RECORDS:
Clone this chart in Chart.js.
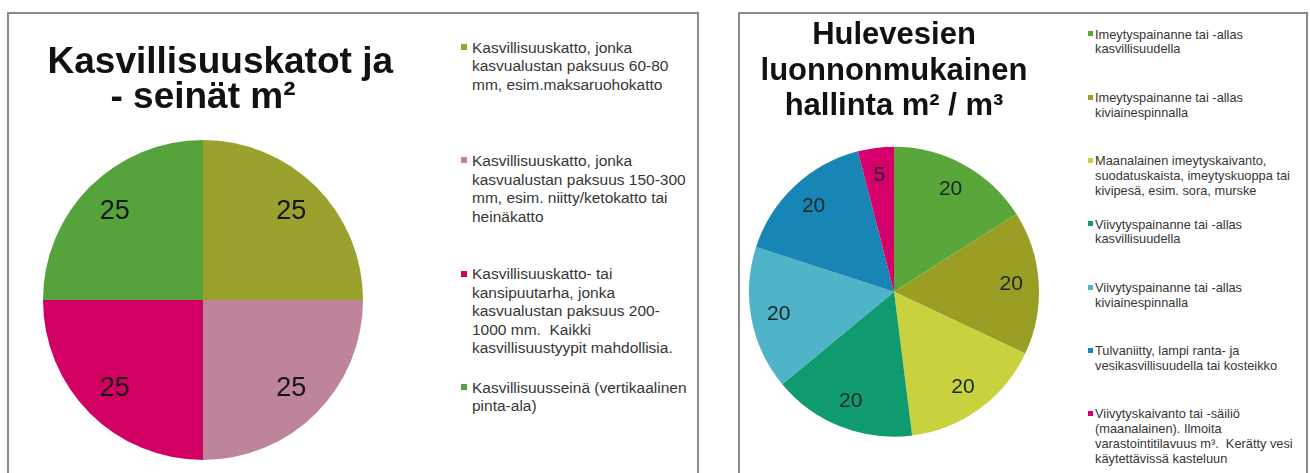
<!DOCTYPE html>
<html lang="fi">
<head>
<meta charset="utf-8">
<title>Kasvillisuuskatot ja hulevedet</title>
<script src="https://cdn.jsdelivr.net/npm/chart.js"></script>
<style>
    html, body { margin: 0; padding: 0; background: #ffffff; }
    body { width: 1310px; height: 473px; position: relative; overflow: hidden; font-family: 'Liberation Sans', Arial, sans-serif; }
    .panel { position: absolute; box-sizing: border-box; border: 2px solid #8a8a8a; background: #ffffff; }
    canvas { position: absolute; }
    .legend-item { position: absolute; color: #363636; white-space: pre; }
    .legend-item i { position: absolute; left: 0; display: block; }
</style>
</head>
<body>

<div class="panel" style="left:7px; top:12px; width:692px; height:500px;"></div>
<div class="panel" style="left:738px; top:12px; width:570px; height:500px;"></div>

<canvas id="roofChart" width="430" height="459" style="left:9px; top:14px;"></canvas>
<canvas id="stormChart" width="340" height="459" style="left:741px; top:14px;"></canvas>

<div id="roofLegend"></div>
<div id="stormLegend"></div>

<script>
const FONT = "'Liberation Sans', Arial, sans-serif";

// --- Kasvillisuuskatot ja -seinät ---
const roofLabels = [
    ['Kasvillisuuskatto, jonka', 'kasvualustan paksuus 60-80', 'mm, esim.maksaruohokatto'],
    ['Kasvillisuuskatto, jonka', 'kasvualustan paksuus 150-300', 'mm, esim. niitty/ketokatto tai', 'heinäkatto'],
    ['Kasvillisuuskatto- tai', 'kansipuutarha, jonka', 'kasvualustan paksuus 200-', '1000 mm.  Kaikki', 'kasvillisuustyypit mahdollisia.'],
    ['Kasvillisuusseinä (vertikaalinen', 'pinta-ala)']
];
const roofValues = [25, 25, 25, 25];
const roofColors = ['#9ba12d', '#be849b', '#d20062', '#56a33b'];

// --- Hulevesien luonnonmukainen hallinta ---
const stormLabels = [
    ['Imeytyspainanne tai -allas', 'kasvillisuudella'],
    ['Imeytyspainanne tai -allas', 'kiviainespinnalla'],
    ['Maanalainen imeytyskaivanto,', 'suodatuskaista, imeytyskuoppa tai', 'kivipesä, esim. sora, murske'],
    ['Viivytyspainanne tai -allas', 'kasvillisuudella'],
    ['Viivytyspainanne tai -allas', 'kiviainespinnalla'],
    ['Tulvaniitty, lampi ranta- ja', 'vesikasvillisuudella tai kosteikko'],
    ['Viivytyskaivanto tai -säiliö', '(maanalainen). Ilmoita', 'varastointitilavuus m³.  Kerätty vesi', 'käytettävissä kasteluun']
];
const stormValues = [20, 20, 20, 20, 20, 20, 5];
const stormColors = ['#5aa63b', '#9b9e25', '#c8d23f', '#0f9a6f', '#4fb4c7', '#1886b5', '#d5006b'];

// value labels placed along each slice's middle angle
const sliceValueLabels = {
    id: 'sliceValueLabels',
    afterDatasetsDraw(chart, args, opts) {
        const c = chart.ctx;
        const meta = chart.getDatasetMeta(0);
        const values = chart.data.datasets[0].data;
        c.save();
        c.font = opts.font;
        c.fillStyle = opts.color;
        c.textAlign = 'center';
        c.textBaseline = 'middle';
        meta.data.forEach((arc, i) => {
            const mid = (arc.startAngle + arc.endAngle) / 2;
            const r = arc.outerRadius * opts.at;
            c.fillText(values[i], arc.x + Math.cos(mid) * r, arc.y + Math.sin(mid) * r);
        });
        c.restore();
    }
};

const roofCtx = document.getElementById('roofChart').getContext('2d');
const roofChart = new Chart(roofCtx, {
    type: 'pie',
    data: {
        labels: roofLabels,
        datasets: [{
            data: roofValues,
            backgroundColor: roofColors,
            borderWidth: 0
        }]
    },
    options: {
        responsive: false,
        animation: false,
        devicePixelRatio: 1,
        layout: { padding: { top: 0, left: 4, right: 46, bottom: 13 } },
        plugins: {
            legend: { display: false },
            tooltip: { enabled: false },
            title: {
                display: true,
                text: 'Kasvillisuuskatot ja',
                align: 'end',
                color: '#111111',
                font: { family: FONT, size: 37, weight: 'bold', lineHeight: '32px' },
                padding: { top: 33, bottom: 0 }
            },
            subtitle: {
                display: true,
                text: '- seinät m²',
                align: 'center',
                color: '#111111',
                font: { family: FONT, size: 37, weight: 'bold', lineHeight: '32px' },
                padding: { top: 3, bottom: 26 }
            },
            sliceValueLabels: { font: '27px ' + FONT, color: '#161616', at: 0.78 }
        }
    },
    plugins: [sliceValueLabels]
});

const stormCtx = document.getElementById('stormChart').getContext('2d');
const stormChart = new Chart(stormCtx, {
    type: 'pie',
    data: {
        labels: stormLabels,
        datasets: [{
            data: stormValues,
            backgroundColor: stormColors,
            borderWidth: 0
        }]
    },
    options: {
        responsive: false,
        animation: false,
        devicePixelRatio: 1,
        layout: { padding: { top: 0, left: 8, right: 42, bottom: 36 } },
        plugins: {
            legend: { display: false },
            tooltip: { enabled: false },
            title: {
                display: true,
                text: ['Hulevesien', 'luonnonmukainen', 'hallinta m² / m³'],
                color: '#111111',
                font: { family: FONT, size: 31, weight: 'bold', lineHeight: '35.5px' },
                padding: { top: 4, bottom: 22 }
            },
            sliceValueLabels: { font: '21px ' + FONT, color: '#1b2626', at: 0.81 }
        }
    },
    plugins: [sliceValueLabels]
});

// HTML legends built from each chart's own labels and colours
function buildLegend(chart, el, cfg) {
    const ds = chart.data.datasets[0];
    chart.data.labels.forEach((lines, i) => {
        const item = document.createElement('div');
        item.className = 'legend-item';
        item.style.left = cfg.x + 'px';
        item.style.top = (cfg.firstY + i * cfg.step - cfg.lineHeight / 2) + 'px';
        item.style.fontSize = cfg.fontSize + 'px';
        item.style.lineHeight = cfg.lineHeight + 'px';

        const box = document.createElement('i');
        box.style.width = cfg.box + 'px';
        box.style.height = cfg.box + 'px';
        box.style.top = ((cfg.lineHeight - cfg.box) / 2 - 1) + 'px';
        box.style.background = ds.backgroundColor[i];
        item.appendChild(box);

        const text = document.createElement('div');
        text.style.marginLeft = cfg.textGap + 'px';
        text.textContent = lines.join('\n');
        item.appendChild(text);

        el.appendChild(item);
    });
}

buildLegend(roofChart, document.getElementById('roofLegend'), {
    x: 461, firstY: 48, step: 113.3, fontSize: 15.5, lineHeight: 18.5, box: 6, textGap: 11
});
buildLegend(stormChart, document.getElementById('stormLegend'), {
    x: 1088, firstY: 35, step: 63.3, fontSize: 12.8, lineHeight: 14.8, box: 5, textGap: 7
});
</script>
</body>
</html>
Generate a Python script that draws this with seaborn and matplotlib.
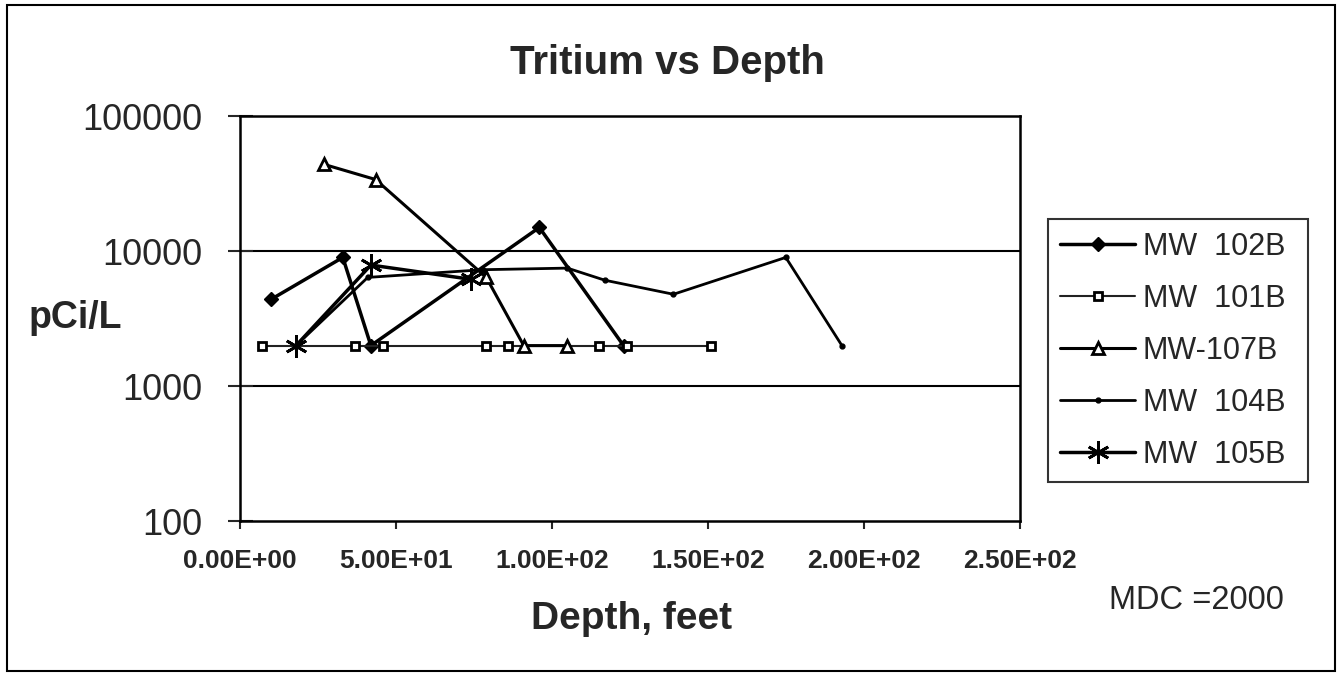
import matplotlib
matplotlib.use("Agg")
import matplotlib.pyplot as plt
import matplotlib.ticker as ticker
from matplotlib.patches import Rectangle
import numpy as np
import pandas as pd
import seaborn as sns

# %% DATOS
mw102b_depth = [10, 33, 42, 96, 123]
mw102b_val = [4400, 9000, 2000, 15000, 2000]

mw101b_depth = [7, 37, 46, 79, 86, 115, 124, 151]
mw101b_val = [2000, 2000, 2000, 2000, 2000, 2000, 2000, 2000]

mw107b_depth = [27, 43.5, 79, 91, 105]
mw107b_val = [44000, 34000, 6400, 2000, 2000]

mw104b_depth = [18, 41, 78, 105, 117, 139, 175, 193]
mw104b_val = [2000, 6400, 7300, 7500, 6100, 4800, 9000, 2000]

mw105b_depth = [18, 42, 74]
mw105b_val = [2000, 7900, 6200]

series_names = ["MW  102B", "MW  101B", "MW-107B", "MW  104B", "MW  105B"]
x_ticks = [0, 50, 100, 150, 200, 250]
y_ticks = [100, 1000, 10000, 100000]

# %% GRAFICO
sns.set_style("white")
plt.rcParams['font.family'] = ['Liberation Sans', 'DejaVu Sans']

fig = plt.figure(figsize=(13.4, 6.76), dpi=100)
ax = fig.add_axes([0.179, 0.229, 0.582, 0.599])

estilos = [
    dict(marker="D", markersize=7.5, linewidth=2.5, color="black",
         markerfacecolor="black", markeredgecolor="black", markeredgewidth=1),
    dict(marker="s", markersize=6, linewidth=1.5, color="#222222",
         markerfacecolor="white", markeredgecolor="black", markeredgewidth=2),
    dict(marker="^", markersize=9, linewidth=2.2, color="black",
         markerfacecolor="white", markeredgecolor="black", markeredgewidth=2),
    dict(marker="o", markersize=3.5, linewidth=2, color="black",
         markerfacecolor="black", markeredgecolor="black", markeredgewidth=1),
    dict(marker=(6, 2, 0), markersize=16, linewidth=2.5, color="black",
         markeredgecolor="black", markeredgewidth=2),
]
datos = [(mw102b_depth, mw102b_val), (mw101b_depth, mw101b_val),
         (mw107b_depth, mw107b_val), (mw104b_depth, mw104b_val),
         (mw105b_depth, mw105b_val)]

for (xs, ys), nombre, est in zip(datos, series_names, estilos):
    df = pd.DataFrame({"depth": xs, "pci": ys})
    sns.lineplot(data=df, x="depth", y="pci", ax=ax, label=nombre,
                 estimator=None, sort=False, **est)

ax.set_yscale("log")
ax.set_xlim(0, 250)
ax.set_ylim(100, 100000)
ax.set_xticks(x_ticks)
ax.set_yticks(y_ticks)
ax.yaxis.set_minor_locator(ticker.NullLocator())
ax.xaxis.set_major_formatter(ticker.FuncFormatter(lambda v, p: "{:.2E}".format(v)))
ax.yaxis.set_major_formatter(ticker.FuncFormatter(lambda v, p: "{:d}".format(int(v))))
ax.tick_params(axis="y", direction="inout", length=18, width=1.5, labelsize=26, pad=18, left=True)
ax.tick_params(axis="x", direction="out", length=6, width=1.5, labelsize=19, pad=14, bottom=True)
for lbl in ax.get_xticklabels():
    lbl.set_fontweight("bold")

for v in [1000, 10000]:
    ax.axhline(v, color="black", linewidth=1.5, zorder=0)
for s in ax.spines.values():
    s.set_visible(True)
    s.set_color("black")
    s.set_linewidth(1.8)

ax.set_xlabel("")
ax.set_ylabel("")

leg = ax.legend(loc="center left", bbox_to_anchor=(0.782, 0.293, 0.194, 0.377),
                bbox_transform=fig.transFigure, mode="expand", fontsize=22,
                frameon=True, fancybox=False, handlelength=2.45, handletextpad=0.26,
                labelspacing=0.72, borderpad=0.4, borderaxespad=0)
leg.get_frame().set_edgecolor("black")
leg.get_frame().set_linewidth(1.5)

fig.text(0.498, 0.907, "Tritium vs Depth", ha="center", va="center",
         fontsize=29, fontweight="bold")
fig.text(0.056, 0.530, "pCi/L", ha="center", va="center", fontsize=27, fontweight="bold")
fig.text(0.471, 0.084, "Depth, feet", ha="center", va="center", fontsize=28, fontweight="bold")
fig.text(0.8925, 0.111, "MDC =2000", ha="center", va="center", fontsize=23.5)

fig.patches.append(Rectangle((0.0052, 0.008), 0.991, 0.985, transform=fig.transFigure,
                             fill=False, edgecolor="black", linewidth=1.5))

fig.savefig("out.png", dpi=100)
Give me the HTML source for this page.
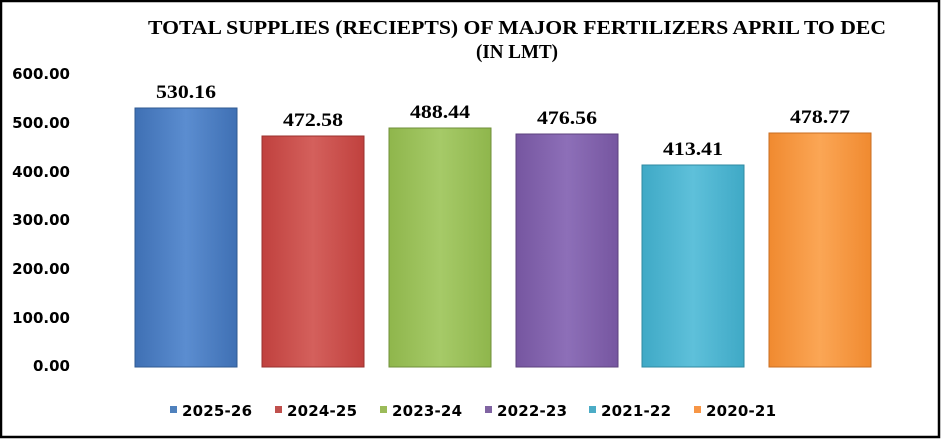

AIM: Return exactly the lines from the one with "Generate a Python" to the one with "mw101b_val = [2000, 2000, 2000, 2000, 2000, 2000, 2000, 2000]", inclusive, and nothing else; skip the pictures.

OUTPUT OF THE TASK:
Generate a Python script that draws this with seaborn and matplotlib.
import matplotlib
matplotlib.use("Agg")
import matplotlib.pyplot as plt
import matplotlib.ticker as ticker
from matplotlib.patches import Rectangle
import numpy as np
import pandas as pd
import seaborn as sns

# %% DATOS
mw102b_depth = [10, 33, 42, 96, 123]
mw102b_val = [4400, 9000, 2000, 15000, 2000]

mw101b_depth = [7, 37, 46, 79, 86, 115, 124, 151]
mw101b_val = [2000, 2000, 2000, 2000, 2000, 2000, 2000, 2000]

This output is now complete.